All teens should be screened for depression, task force recommends

All primary care doctors, including pediatricians and family physicians, should screen adolescents routinely for depression, new recommendations of the U.S. Preventive Services Task Force said, and those doctors should have a system in place to connect young people to treatment for depression if they need it.

The group decided that there was good evidence to support screening for all young people between the ages of 12 and 18. For children younger than 12, there is not enough evidence around which tests work and which treatments are effective to recommend that doctors screen all individuals in this age group.

The new recommendations for screening adolescents “very much parallel the recommendations for adults (18 and older),” said Dr. Alex H. Krist, associate professor of family medicine at Virginia Commonwealth University and member of the Task Force that wrote the recommendations, which came out on Monday in the Annals of Internal Medicine.

The last iteration of the recommendations for both adolescents and adults, in 2009, stated that doctors should only screen for depression if systems were in place to help at-risk individuals get appropriate treatment and followup care. That is no longer enough. Doctors should put those systems in place, if they haven’t already, and screen everyone.

“We believe that health care has advanced a lot and it’s more the norm to have systems in place,” Krist said.

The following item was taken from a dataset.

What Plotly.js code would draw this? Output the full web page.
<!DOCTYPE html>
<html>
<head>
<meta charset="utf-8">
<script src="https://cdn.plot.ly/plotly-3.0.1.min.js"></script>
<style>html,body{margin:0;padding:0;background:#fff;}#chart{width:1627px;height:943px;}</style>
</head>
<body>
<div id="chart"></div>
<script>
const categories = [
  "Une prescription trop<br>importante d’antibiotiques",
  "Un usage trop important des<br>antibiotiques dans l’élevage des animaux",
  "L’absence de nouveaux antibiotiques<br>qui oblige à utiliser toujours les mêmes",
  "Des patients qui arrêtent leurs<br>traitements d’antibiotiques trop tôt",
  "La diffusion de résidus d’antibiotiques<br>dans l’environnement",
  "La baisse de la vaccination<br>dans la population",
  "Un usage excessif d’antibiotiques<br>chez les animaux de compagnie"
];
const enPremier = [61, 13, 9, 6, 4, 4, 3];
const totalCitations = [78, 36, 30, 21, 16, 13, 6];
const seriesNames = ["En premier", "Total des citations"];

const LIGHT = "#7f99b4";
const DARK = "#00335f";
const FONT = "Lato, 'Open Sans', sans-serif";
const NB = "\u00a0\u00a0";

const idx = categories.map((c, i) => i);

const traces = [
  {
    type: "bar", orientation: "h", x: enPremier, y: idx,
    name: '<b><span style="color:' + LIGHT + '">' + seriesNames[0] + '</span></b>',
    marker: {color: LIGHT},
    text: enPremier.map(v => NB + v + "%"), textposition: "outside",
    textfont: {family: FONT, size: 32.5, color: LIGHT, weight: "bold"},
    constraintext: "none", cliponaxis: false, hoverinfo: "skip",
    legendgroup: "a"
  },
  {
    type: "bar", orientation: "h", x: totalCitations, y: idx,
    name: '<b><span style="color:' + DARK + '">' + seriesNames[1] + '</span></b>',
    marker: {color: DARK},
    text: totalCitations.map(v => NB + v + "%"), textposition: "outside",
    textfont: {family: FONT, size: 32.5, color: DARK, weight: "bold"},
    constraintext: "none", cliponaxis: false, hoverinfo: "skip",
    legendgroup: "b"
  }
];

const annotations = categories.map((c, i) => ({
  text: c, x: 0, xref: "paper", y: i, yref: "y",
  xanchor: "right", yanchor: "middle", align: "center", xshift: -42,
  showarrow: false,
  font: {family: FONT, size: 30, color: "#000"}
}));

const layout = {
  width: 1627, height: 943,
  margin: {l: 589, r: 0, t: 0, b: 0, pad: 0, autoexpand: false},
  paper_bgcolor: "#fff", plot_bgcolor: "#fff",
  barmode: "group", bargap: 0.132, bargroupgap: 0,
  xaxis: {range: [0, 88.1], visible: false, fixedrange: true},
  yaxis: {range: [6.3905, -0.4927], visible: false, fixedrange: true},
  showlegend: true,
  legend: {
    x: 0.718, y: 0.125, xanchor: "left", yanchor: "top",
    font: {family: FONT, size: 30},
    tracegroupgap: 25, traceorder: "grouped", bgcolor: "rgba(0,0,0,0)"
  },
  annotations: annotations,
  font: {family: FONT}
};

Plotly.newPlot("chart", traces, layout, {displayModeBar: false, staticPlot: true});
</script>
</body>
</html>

The Task Force did not outline the types of systems that primary care doctors could create, but there is a range of possibilities, such as having mental health providers in the primary care practice or referring at-risk patients to therapists at other clinics or in the community, Krist said. Some experts think the best situation for patients is to have mental health providers in the clinic so they can go directly to them for a diagnosis and to discuss treatment options.

“The front line of adolescent mental health is in the pediatric and family care practice,” said Dr. Gary Maslow, an assistant professor of pediatrics and psychiatry and behavioral sciences at Duke University, who co-authored an editorial about the new recommendations. The guidelines reiterate how important it is for primary care doctors to screen adolescents, he said.

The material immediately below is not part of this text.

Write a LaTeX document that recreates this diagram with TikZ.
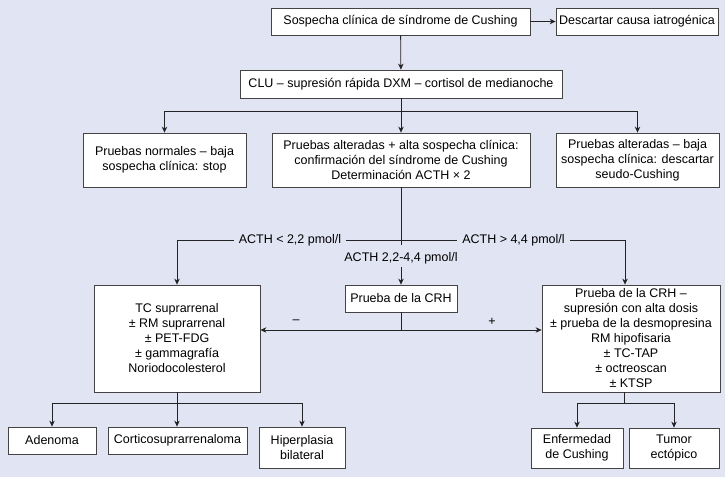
\documentclass[tikz,border=0pt]{standalone}
\usepackage{fontspec}
\setmainfont{Liberation Sans}
\usetikzlibrary{arrows.meta}
\definecolor{bg}{RGB}{225,228,242}
\definecolor{ln}{RGB}{35,35,35}
\begin{document}
\begin{tikzpicture}[x=1pt,y=-1pt,
  every node/.style={font=\fontsize{12.5}{15}\selectfont, align=center},
  box/.style={draw=ln!85, fill=white, line width=0.8pt, inner sep=0pt},
  conn/.style={draw=ln, line width=0.8pt},
  arr/.style={conn, -{Stealth[length=6pt,width=5.5pt]}},
  lbl/.style={fill=bg, inner xsep=5pt, inner ysep=2pt}]
\fill[bg] (0,0) rectangle (725,477);
\useasboundingbox (0,0) rectangle (725,477);
% nodes
\node[box, minimum width=259pt, minimum height=27pt] (sosp) at (400.5,21.5) {Sospecha clínica de síndrome de Cushing};
\node[box, minimum width=162pt, minimum height=27pt] (desc) at (637,21.5) {Descartar causa iatrogénica};
\node[box, minimum width=322pt, minimum height=28pt] (clu) at (401,84) {CLU – supresión rápida DXM – cortisol de medianoche};
\node[box, minimum width=163pt, minimum height=54pt] (norm) at (164.5,160) {Pruebas normales – baja\\sospecha clínica: stop};
\node[box, minimum width=258pt, minimum height=54pt] (alt) at (401,160) {Pruebas alteradas + alta sospecha clínica:\\confirmación del síndrome de Cushing\\Determinación ACTH × 2};
\node[box, minimum width=163pt, minimum height=54pt] (seudo) at (637.5,160) {Pruebas alteradas – baja\\sospecha clínica: descartar\\seudo-Cushing};
\node[box, minimum width=112pt, minimum height=27pt] (crh) at (401,298.5) {Prueba de la CRH};
\node[box, minimum width=166pt, minimum height=107pt] (tc) at (177,338.5) {TC suprarrenal\\± RM suprarrenal\\± PET-FDG\\± gammagrafía\\Noriodocolesterol};
\node[box, minimum width=178pt, minimum height=107pt] (pr) at (631,338.5) {Prueba de la CRH –\\supresión con alta dosis\\± prueba de la desmopresina\\RM hipofisaria\\± TC-TAP\\± octreoscan\\± KTSP};
\node[box, minimum width=88pt, minimum height=27pt] (aden) at (52,440.5) {Adenoma};
\node[box, minimum width=139pt, minimum height=27pt] (cort) at (177.5,440.5) {Corticosuprarrenaloma};
\node[box, minimum width=86pt, minimum height=41pt] (hiper) at (302,447.5) {Hiperplasia\\bilateral};
\node[box, minimum width=92pt, minimum height=40pt] (enf) at (577,448) {Enfermedad\\de Cushing};
\node[box, minimum width=90pt, minimum height=40pt] (tum) at (674,448) {Tumor\\ectópico};
% top connectors
\draw[arr] (sosp) -- (desc);
\draw[arr] (sosp) -- (clu);
\draw[conn] (clu.south) -- (401,111) coordinate (b0);
\draw[arr] (b0) -| (norm.north);
\draw[arr] (b0) -| (seudo.north);
\draw[arr] (b0) -- (alt.north);
% ACTH branch
\coordinate (aL) at (177,240);
\coordinate (aR) at (625,240);
\draw[conn] (alt.south) -- (401,245);
\draw[conn] (aL) -- (aR);
\node[lbl] (lL) at (290,240) {ACTH < 2,2 pmol/l};
\node[lbl] (lR) at (513.5,240) {ACTH > 4,4 pmol/l};
\draw[arr] (aL) -- (tc.north);
\draw[arr] (aR) -- (aR |- pr.north);
\node[inner sep=3pt] (mid) at (401,258) {ACTH 2,2-4,4 pmol/l};
\draw[arr] (mid.south) -- (crh.north);
% CRH result
\draw[conn] (crh.south) -- (401,330) coordinate (c0);
\draw[arr] (c0) -- (c0 -| tc.east);
\draw[arr] (c0) -- (c0 -| pr.west);
\node (minus) at (296,322) {–};
\node (plus) at (492,322) {+};
% bottom left
\draw[conn] (tc.south) -- (177,403) coordinate (t0);
\draw[conn] (t0 -| aden) -- (t0 -| hiper);
\draw[arr] (t0 -| aden) -- (aden.north);
\draw[arr] (t0) -- (t0 |- cort.north);
\draw[arr] (t0 -| hiper) -- (hiper.north);
% bottom right
\coordinate (p0) at (624,392);
\draw[conn] (p0) -- (624,403) coordinate (p1);
\draw[conn] (p1 -| enf) -- (p1 -| tum);
\draw[arr] (p1 -| enf) -- (enf.north);
\draw[arr] (p1 -| tum) -- (tum.north);
\end{tikzpicture}
\end{document}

Screening adolescents is not difficult, Maslow said. “I don’t think it’s that much more complex than the things [doctors] are already doing.”

But the payoff is big. “The biggest challenge is identifying adolescents.” They might look fine but “without screening they fall thru the cracks and don’t come to attention until the symptoms get worse,” Maslow said. “I think we have medications and therapies that are effective.”

Antidepressants are OK for adolescents

The recommendations specified two types of questionnaires for doctors to use to screen adolescents. One of them, the PHQ-A, is a version of the nine-question test for adults called the Patient Health Questionnaire, modified for adolescents. The other is based on a 21-question survey that asks about symptoms of depression.

The Task Force did not provide guidance on how often doctors should screen adolescents because “there are not as much data about what the best interval is,” Krist said. “In my practice, we aim to check adolescents and adults every year, commonly during a wellness exam.”

Another change in the current recommendations is to support the use of antidepressant medication for treating adolescents who have depression. “In 2009 the evidence of benefits was around therapy … so we were advocating therapy. Now we are saying it can be medication, therapy or a combination,” Krist said. A common therapy for this age group is cognitive behavioral therapy, which focuses on modifying thoughts and behaviors.

Recent research has found that escitalopram, known as Lexapro, was associated with better recovery from depressive symptoms among adolescents 12 to 17 years of age than a placebo control, and was not associated with greater adverse effects. The two antidepressants approved for use in adolescents are fluoxetine, known as Prozac, and Lexapro, for individuals starting at age 8 and 12, respectively.

In recommending certain medications and therapies, the Task Force considered studies that held these treatments up to a number of different standards, such as whether they improved adolescents’ quality of life, physical and social health and also whether they reduced the rates of young people taking their own lives.

“Suicide attempts and completed suicides are a concern with depression in adolescents and they were considered in the recommendations,” Krist said. According to recent data, 17% of high school students in the United States have seriously considered taking their own life in the last year and 8% have attempted suicide.

Depression in young children

Although the current guidelines did not recommend screening children younger than 12, they also did not recommend against it, Krist said. “Our recommendations are really a call for more evidence,” for every aspect of depression in this age group, from screening and diagnosis to treatment and followup, he said.

“Childhood depression is important. If families are concerned their child is depressed we want them to talk with their clinician, or if a clinician is concerned we want them to do further evaluation and treatment as needed,” Krist said.

One of the questions that remain is how common depression is among children under 12 years of age. About 8% of adolescents have suffered depression in the last year, according to U.S. surveys, which is similar to the rate among adults in the United States.

Last month, the U.S. Preventive Services Task Force published new recommendations for depression screening in adults; it highlighted the importance of screening women who are pregnant or who have recently given birth.